被爆者が求めた原発再稼働の中止や、広島地裁判決で被爆者側が全面勝訴した「黒い雨」訴訟の控訴断念にも前向きな回答をしなかった。
◆核禁条約に「参加すべき」72%
政府の姿勢とは裏腹に、国連で採択された核兵器禁止条約への期待は高まりつつある。
日本世論調査会が6~7月に行った世論調査では、日本も核禁条約に「参加すべきだ」と答えた人は72%に上った。被爆者団体が2016年に始めた、全ての国に条約参加を求める「ヒバクシャ国際署名」には国内外から1184万筆(3月末時点)が寄せられている。
条約は核兵器の開発や保有、使用の威嚇などあらゆる活動を禁止し、核兵器を「違法化」する内容。被爆者らが目指す被爆75年の今年中の発効に向け、残る批准は7カ国・地域に迫る。
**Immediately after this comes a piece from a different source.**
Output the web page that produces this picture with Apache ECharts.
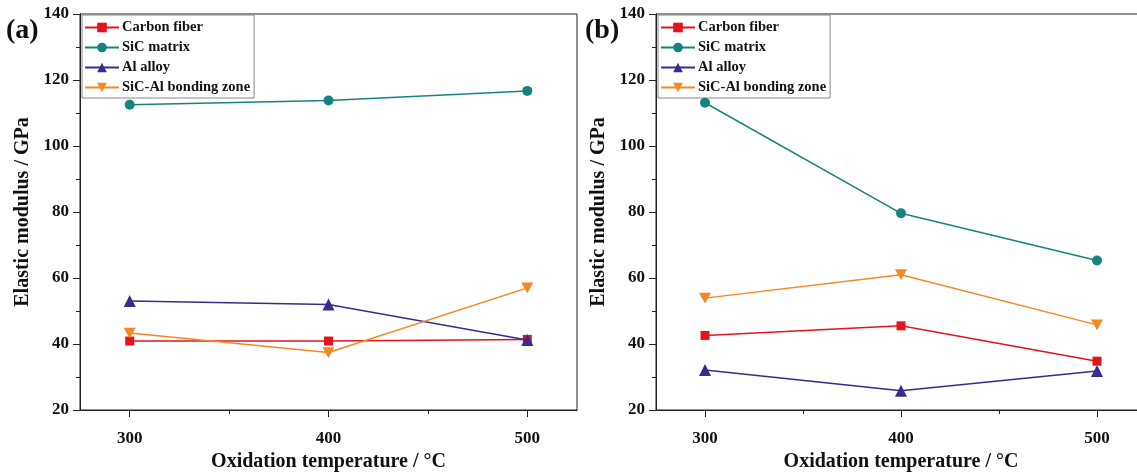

◆保有国と非保有国の「橋渡し」役を自任…具体論はなし
唯一の戦争被爆国である日本が同条約に否定的なのは、米国の「核の傘」に頼る安全保障政策を変えないためだ。
首相も被爆者との面会の場で「安全保障環境が厳しさを増し、核軍縮を巡る国家間の立場の隔たりは拡大している」と強調した。
このため、政府は核兵器保有国と非保有国の「橋渡し」役を自任し、外務省が設置した有識者会議「賢人会議」などで両者の溝を埋めるための方策について議論してきた。だが、米ロを中心とした核軍拡競争や、北朝鮮を含む核拡散の流れに対して有効な手だてを講じられていない。
箕牧氏は面会後、記者団に「橋渡しを具体的にどう進めていこうとしているのか。一端でも話していただければありがたかったが、その話もない」と語った。